**PROBLEM REQUIREMENTS**: Repeat the material exactly from its first line to the line that includes "from matplotlib.lines import Line2D". Skip pictures.

━━ COLLECTED MATERIAL

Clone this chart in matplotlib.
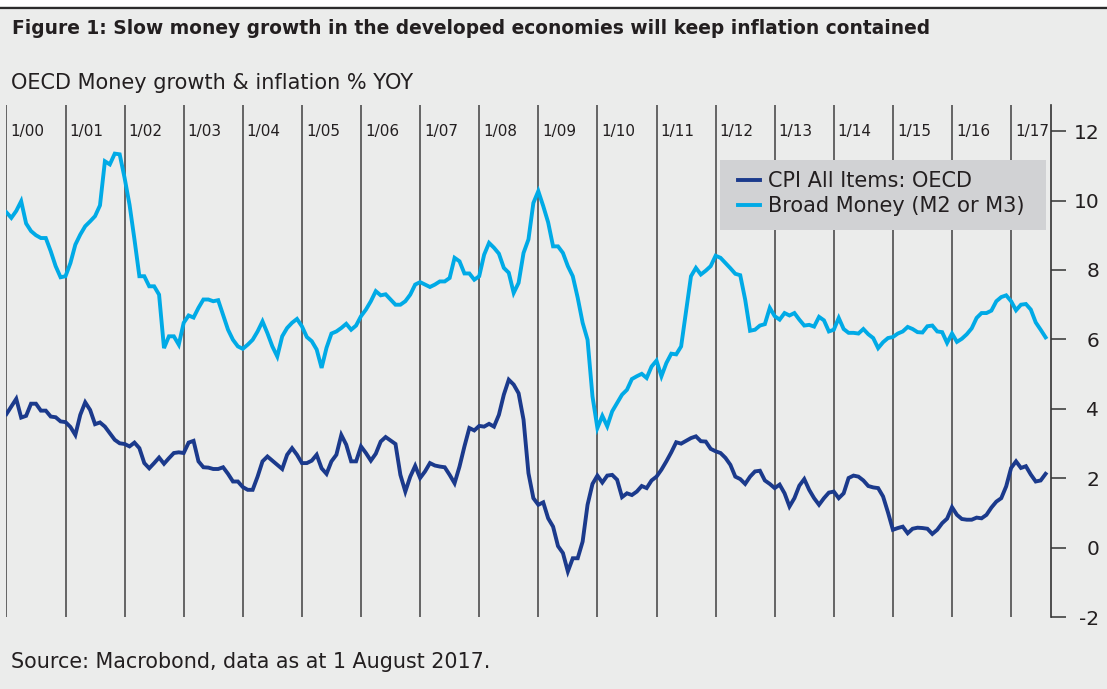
import matplotlib
matplotlib.use("Agg")
import matplotlib.pyplot as plt
import numpy as np
from matplotlib.patches import Rectangle
from matplotlib.lines import Line2D

# monthly % YoY, Jan 2000 .. Aug 2017
broad_money = [
    9.66, 9.50, 9.70, 9.98, 9.34, 9.12, 9.00, 8.92, 8.92, 8.54, 8.11, 7.79,     # 2000
    7.82, 8.20, 8.73, 9.02, 9.26, 9.40, 9.55, 9.86, 11.13, 11.04, 11.35, 11.33,  # 2001
    10.65, 9.88, 8.88, 7.82, 7.82, 7.53, 7.53, 7.29, 5.75, 6.09, 6.09, 5.85,    # 2002
    6.48, 6.69, 6.63, 6.91, 7.15, 7.15, 7.10, 7.13, 6.71, 6.28, 5.99, 5.80,     # 2003
    5.73, 5.85, 5.99, 6.23, 6.52, 6.18, 5.80, 5.51, 6.09, 6.33, 6.48, 6.59,     # 2004
    6.38, 6.07, 5.95, 5.71, 5.18, 5.76, 6.17, 6.23, 6.33, 6.45, 6.28, 6.40,     # 2005
    6.67, 6.86, 7.10, 7.39, 7.27, 7.30, 7.15, 7.00, 7.00, 7.10, 7.29, 7.58,     # 2006
    7.65, 7.58, 7.51, 7.58, 7.67, 7.67, 7.77, 8.35, 8.25, 7.90, 7.90, 7.72,     # 2007
    7.82, 8.44, 8.78, 8.64, 8.47, 8.06, 7.92, 7.34, 7.63, 8.49, 8.88, 9.93,     # 2008
    10.27, 9.84, 9.37, 8.68, 8.68, 8.49, 8.11, 7.82, 7.20, 6.48, 5.99, 4.36,    # 2009
    3.45, 3.80, 3.50, 3.93, 4.17, 4.41, 4.55, 4.86, 4.94, 5.01, 4.89, 5.22,     # 2010
    5.39, 4.94, 5.32, 5.59, 5.57, 5.80, 6.81, 7.82, 8.06, 7.87, 7.98, 8.11,     # 2011
    8.41, 8.35, 8.20, 8.05, 7.89, 7.85, 7.15, 6.25, 6.28, 6.40, 6.44, 6.91,     # 2012
    6.67, 6.57, 6.76, 6.69, 6.76, 6.57, 6.40, 6.42, 6.37, 6.65, 6.55, 6.23,     # 2013
    6.28, 6.62, 6.30, 6.19, 6.19, 6.17, 6.30, 6.15, 6.04, 5.75, 5.92, 6.04,     # 2014
    6.07, 6.17, 6.23, 6.36, 6.30, 6.21, 6.20, 6.38, 6.40, 6.23, 6.21, 5.90,     # 2015
    6.17, 5.93, 6.02, 6.15, 6.32, 6.62, 6.76, 6.76, 6.83, 7.10, 7.22, 7.27,     # 2016
    7.10, 6.84, 7.00, 7.02, 6.86, 6.49, 6.28, 6.06,                             # 2017
]
cpi = [
    3.85, 4.07, 4.29, 3.75, 3.80, 4.15, 4.15, 3.95, 3.95, 3.78, 3.76, 3.64,     # 2000
    3.62, 3.48, 3.25, 3.83, 4.19, 3.97, 3.56, 3.61, 3.49, 3.30, 3.11, 3.01,     # 2001
    2.99, 2.92, 3.03, 2.87, 2.44, 2.29, 2.44, 2.60, 2.42, 2.58, 2.73, 2.75,     # 2002
    2.73, 3.03, 3.08, 2.49, 2.32, 2.31, 2.27, 2.27, 2.32, 2.13, 1.91, 1.91,     # 2003
    1.75, 1.67, 1.67, 2.05, 2.49, 2.63, 2.51, 2.39, 2.27, 2.68, 2.87, 2.68,     # 2004
    2.44, 2.44, 2.51, 2.68, 2.29, 2.13, 2.49, 2.68, 3.25, 2.97, 2.49, 2.49,     # 2005
    2.92, 2.73, 2.51, 2.71, 3.06, 3.19, 3.09, 2.99, 2.10, 1.62, 2.05, 2.36,     # 2006
    2.01, 2.20, 2.44, 2.37, 2.34, 2.32, 2.10, 1.86, 2.34, 2.92, 3.45, 3.38,     # 2007
    3.51, 3.49, 3.57, 3.49, 3.83, 4.41, 4.84, 4.70, 4.45, 3.69, 2.15, 1.43,     # 2008
    1.24, 1.31, 0.85, 0.61, 0.05, -0.15, -0.68, -0.30, -0.30, 0.18, 1.24, 1.84, # 2009
    2.08, 1.88, 2.08, 2.10, 1.96, 1.46, 1.57, 1.52, 1.62, 1.78, 1.72, 1.94,     # 2010
    2.05, 2.25, 2.49, 2.75, 3.04, 3.00, 3.08, 3.16, 3.21, 3.07, 3.06, 2.85,     # 2011
    2.78, 2.73, 2.59, 2.39, 2.05, 1.98, 1.84, 2.05, 2.20, 2.22, 1.94, 1.84,     # 2012
    1.72, 1.82, 1.57, 1.19, 1.43, 1.79, 1.98, 1.67, 1.43, 1.24, 1.43, 1.59,     # 2013
    1.62, 1.43, 1.57, 2.01, 2.08, 2.05, 1.94, 1.78, 1.74, 1.72, 1.48, 1.02,     # 2014
    0.52, 0.57, 0.61, 0.42, 0.55, 0.58, 0.57, 0.55, 0.40, 0.52, 0.71, 0.84,     # 2015
    1.17, 0.95, 0.83, 0.81, 0.81, 0.87, 0.85, 0.95, 1.16, 1.33, 1.43, 1.77,     # 2016
    2.30, 2.49, 2.30, 2.35, 2.11, 1.91, 1.94, 2.13,                             # 2017
]
year_labels = ["1/%02d" % y for y in range(0, 18)]
y_ticks = [-2, 0, 2, 4, 6, 8, 10, 12]

title = "Figure 1: Slow money growth in the developed economies will keep inflation contained"
subtitle = "OECD Money growth & inflation % YOY"
source = "Source: Macrobond, data as at 1 August 2017."

BG = "#EBECEB"
TXT = "#231F20"
W, H = 1107, 689

fig = plt.figure(figsize=(W / 100, H / 100), dpi=100, facecolor=BG)

# white strip + dark rule on top
fig.patches.append(Rectangle((0, 1 - 6 / H), 1, 6 / H, transform=fig.transFigure,
                             facecolor="white", edgecolor="none"))
fig.lines.append(Line2D([0, 1], [1 - 7.5 / H, 1 - 7.5 / H], transform=fig.transFigure,
                        color="#2B2B2B", lw=1.6))

fig.text(12 / W, 1 - 29 / H, title, fontsize=13.4, fontweight="bold", color=TXT, va="center")
fig.text(11 / W, 1 - 83 / H, subtitle, fontsize=15, color=TXT, va="center")
fig.text(11 / W, 1 - 662 / H, source, fontsize=14.9, color=TXT, va="center")

left, right = 6.4 / W, 1051 / W
bottom, top = 1 - 617.3 / H, 1 - 105 / H
ax = fig.add_axes([left, bottom, right - left, top - bottom])
ax.set_facecolor(BG)

months = np.arange(len(cpi))
ax.plot(months, cpi, color="#1B3A8C", lw=2.8, label="CPI All Items: OECD",
        solid_joinstyle="miter")
ax.plot(months, broad_money, color="#00AAE6", lw=2.8, label="Broad Money (M2 or M3)",
        solid_joinstyle="miter")

ax.set_xlim(0, 212.1)
ax.set_ylim(-2, 12.75)

# year separators with labels at the top
for k, lab in enumerate(year_labels):
    ax.axvline(12 * k, color="#4D4D4D", lw=1.2, zorder=0)
    ax.text(12 * k + 0.8, 12.0, lab, fontsize=11, color=TXT, va="center", ha="left")

for s in ["left", "top", "bottom"]:
    ax.spines[s].set_visible(False)
ax.spines["right"].set_color("#333333")
ax.spines["right"].set_linewidth(1.2)
ax.set_xticks([])
ax.yaxis.tick_right()
ax.set_yticks(y_ticks)
ax.set_yticklabels([str(v) for v in y_ticks])
ax.tick_params(axis="y", length=10.8, width=1.1, color="#333333", labelsize=14.5,
               labelcolor=TXT, pad=24)
for lab in ax.get_yticklabels():
    lab.set_ha("right")

# legend: grey box drawn behind, legend itself frameless
ax.add_patch(Rectangle((720 / W, 1 - 230 / H), 326 / W, 70 / H, transform=fig.transFigure,
                       facecolor="#D1D2D4", edgecolor="none", zorder=4, clip_on=False))
leg = ax.legend(loc="upper left", bbox_to_anchor=(738 / W, 1 - 171 / H),
                bbox_transform=fig.transFigure, borderaxespad=0, borderpad=0,
                frameon=False, fontsize=15, handlelength=1.07, handletextpad=0.36,
                labelspacing=0.26, labelcolor=TXT)
leg.set_zorder(5)

fig.savefig("out.png", dpi=100, facecolor=BG)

━━━━

**THE OUTPUT**:
Clone this chart in matplotlib.
import matplotlib
matplotlib.use("Agg")
import matplotlib.pyplot as plt
import numpy as np
from matplotlib.patches import Rectangle
from matplotlib.lines import Line2D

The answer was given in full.